Bruin: The Chatham Dockyard Moneybox Bear
This bear, Bruin, is a moneybox. He was made for me by my father's colleagues at Chatham Dockyard. I was born in January 1943.
An article about him (Bruin) was included in the Medway Messenger on 24th May 2018. It mentions that he was referred to as a rabbit. I believe this is because there was a lot of stealing going on at the Dockyard, and the authorities said that men could only take home one rabbit. St Mary's Island is next to Chatham Dockyard, and the men who worked there were allowed to trap and take home one rabbit a day. They used to smuggle items, like Bruin, out of the Dockyard inside a dead rabbit that they had trapped.
My father, William Watson, was a chargeman of fitters, but he began his career with the steam traction engine company Aveling and Pater in Strood, Kent.
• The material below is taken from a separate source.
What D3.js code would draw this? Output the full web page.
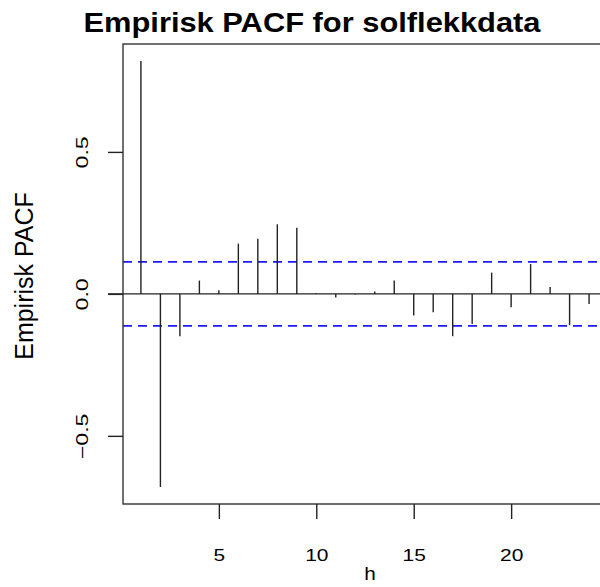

My father was also in the Home Guard. He was appalled that he was asked to man the top layer of anti-aircraft batteries, as he was quite short! He also refused to move coal, something the Home Guard was being asked to do, as he was a shipwright at the Dockyard and didn't want to injure himself.
The bear moneybox is made of some kind of metal, which looks as if it was cast in two halves and is held together by a single bolt. I used him when I was a child, although the only way to get the money out was with a knife through the slot in the top of his head.